Sin embargo, a partir del Renacimiento, el arte Occidental construyó un imaginario entorno a la diosa que, centrado en su dimensión más amable, olvidaba por el contrario su lado oscuro y violento. Venus emerge bella y luminosa de las aguas de la mano de Botticelli, de Cabanel o de Bouguerau, yace lánguida como silente objeto de contemplación en Giorgione o en Velázquez, o se acicala ausente con Tiziano, Chasseriau y Godward. En todas ellas Venus se  ofrece misteriosa y discreta, distante y coqueta. Por lo general, la Venus postrenacentista se representa más casta que lúbrica, más exhibicionista que incitante, más Artemisa que Afrodita, y de esta suerte se desvanece cualquier advertencia de peligro sobre la oscura amenaza que subyace en tan complaciente belleza.

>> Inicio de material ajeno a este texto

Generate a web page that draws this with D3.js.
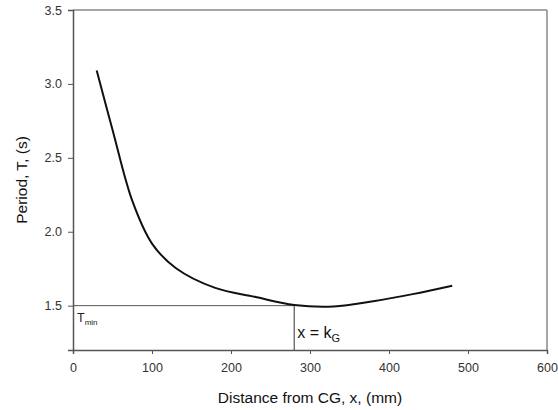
<!DOCTYPE html>
<html>
<head>
<meta charset="utf-8">
<script src="https://cdn.jsdelivr.net/npm/d3@7"></script>
<style>
body { margin: 0; background: #fff; }
text { font-family: "Liberation Sans", Arial, sans-serif; }
</style>
</head>
<body>
<svg></svg>
<script>
// distance from CG (mm) and period (s)
const DISTANCE = [30, 50, 75, 100, 130, 180, 230, 280, 330, 380, 430, 480];
const PERIOD = [3.09, 2.69, 2.21, 1.92, 1.755, 1.62, 1.56, 1.505, 1.495, 1.53, 1.578, 1.635];
const X_TICKS = [0, 100, 200, 300, 400, 500, 600];
const Y_TICKS = [1.5, 2.0, 2.5, 3.0, 3.5];
const K_G = 280;
const T_MIN = 1.5;

const MARGINS = {top: 10, right: 11, bottom: 60, left: 73};
const WIDTH = 558 - MARGINS.left - MARGINS.right;
const HEIGHT = 410 - MARGINS.top - MARGINS.bottom;

const svg = d3.select('svg')
.attr('width', 558)
.attr('height', 410);

const chart = svg.append('g')
.attr('transform', `translate(${MARGINS.left}, ${MARGINS.top})`);

const xScale = d3.scaleLinear().domain([0, 600]).range([0, WIDTH]);
const yScale = d3.scaleLinear().domain([1.2, 3.5]).range([HEIGHT, 0]);

//frame (top + right)
chart.append('line')
.attr('x1', 0).attr('x2', WIDTH).attr('y1', 0).attr('y2', 0)
.attr('stroke', '#8a8a8a').attr('stroke-width', 1.5);
chart.append('line')
.attr('x1', WIDTH).attr('x2', WIDTH).attr('y1', 0).attr('y2', HEIGHT)
.attr('stroke', '#8a8a8a').attr('stroke-width', 1.5);

//x axis
const xAxis = chart.append('g')
.attr('transform', `translate(0, ${HEIGHT})`)
.call(d3.axisBottom(xScale).tickValues(X_TICKS).tickSize(4).tickPadding(9));

//y axis
const yAxis = chart.append('g')
.call(d3.axisLeft(yScale).tickValues(Y_TICKS).tickSize(5).tickPadding(6).tickFormat(d3.format('.1f')));

[xAxis, yAxis].forEach(ax => {
  ax.select('.domain').attr('stroke', '#555').attr('stroke-width', 1.5);
  ax.selectAll('.tick line').attr('stroke', '#555');
  ax.selectAll('.tick text')
  .attr('fill', '#333')
  .style('font-size', '12.5px')
  .style('font-family', '"Liberation Sans", Arial, sans-serif');
});

//reference lines for T min and k_G
chart.append('line')
.attr('x1', xScale(0)).attr('x2', xScale(K_G))
.attr('y1', yScale(T_MIN)).attr('y2', yScale(T_MIN))
.attr('stroke', '#555').attr('stroke-width', 1);
chart.append('line')
.attr('x1', xScale(K_G)).attr('x2', xScale(K_G))
.attr('y1', yScale(T_MIN)).attr('y2', HEIGHT)
.attr('stroke', '#333').attr('stroke-width', 1);

//curve
const points = DISTANCE.map((d, i) => [d, PERIOD[i]]);
const line = d3.line()
.x(d => xScale(d[0]))
.y(d => yScale(d[1]))
.curve(d3.curveCatmullRom.alpha(0.5));

chart.append('path')
.datum(points)
.attr('d', line)
.attr('fill', 'none')
.attr('stroke', '#111')
.attr('stroke-width', 2);

//annotations
const tmin = chart.append('text')
.attr('x', 4)
.attr('y', yScale(T_MIN) + 16)
.attr('fill', '#222')
.style('font-size', '12.5px');
tmin.append('tspan').text('T').attr('fill', '#222');
tmin.append('tspan').text('min').attr('dy', 3).attr('fill', '#222').style('font-size', '8px');

const kg = chart.append('text')
.attr('x', xScale(K_G) + 3)
.attr('y', yScale(T_MIN) + 32)
.attr('fill', '#111')
.style('font-size', '16px');
kg.append('tspan').text('x = k').attr('fill', '#111');
kg.append('tspan').text('G').attr('dy', 4).attr('fill', '#111').style('font-size', '11px');

//axis titles
svg.append('text')
.text('Distance from CG, x, (mm)')
.attr('x', MARGINS.left + WIDTH / 2)
.attr('y', 403)
.attr('text-anchor', 'middle')
.attr('fill', '#111')
.style('font-size', '15.5px');

svg.append('text')
.text('Period, T, (s)')
.attr('transform', `translate(27, ${MARGINS.top + HEIGHT / 2}) rotate(-90)`)
.attr('text-anchor', 'middle')
.attr('fill', '#111')
.style('font-size', '15.5px');
</script>
</body>
</html>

"El nacimiento de Venus"- Boticelli- Bouguerau
"Venus durmiente" Giorgione- "Venus del espejo" Velázquez
"Venus Anadiómena" Tiziano y Chasseriau- "Venus recogiéndose el cabello" Godward
Sin embargo, a finales del siglo XIX, un escritor austríaco de origen, gustos y perversiones  aristocráticas llamado Leopold von Sacher-Masoch, supo entrever en otra célebre "Venus del espejo" de Tiziano un atisbo de su sádica naturaleza primigenia. Aquella Venus vanidosa,  que dejaba caer graciosamente su mantón de armiño, inspiraría a Sacher-Masoch el título de su célebre novela de la misma forma que sus vivencias personales inspirarían su contenido. Pues a grandes rasgos "la Venus de las pieles" es una transcripción, levemente adaptada, de su peculiar romance con la escritora Fanny Pistor: una peculiar relación ama-esclavo en la que Sacher-Masoch aceptó pasar por su lacayo, pública e íntimamente, a lo largo de un Grand-Tour sexual por Venecia.


En un momento de la novela, Severin von Kumsiemski, alter ego de Sacher-Masoch, confiesa a su ama equivalente, Wanda von Dunajew “El dolor posee para mí un encanto raro, nada enciende más mi pasión que la tiranía, la crueldad y, sobre todo, la infidelidad de una mujer hermosa”. De esta forma, la novela transcurre entre extremadas pasiones y humillantes postraciones, besos encendidos y azotes de fusta, conmovedora belleza, refinados fetiches, caricias y vejaciones a partes iguales. La vivacidad con que Sacher-Masoch dibujó tan ilustrativa antología de la perversión lúbrica, le valió, a su pesar, una fama escandalosa y el extraño honor de dar nombre a una conocida parafilia sexual: el masoquismo, descrita y bautizada por vez primera en el tratado "Psicopatía sexual" del doctor Krafft-Ebing de 1886.



Sin embargo, no debemos descuidar que tras este singular libertino se ocultaba un aristócrata de refinada formación clásica. Sin duda, Sacher-Masoch no olvidaba que en origen Venus era la diosa que guiaba al hombre hacia su autoconocimiento a través del doble misterio de la carne: por la vía del placer y pero también del dolor. Ambas pulsiones son puertas que conectan nuestra piel con nuestro yo profundo, vías de intimación que lejos de oponerse se amplifican por medio de veladas resonancias. 



La verdadera Venus, la seductora e implacable, nos enseña que amar y sufrir son una misma cosa, que el hombre sólo se somete por la fuerza del dolor y del deseo y que todo anhelo de lo bello conlleva su penitencia. En pleno paroxismo amoroso Severin, al igual que en vida hizo Sacher-Masoch, firma un contrato que le deja a merced de su íntima y despiadada diosa; dicho contrato contiene un anexo final: una nota de suicidio autografiada. Como genuino amante de Venus, Severin descubre que tan sólo alcanzará la plenitud si accede a su destrucción, si renuncia completamente a sí mismo. A cambio, se llevará dos valiosas lecciones: primera, que no existe delicadeza más engañosa que la del encanto femenino y segundo, que el amor, tomado en dosis convenientes, mata.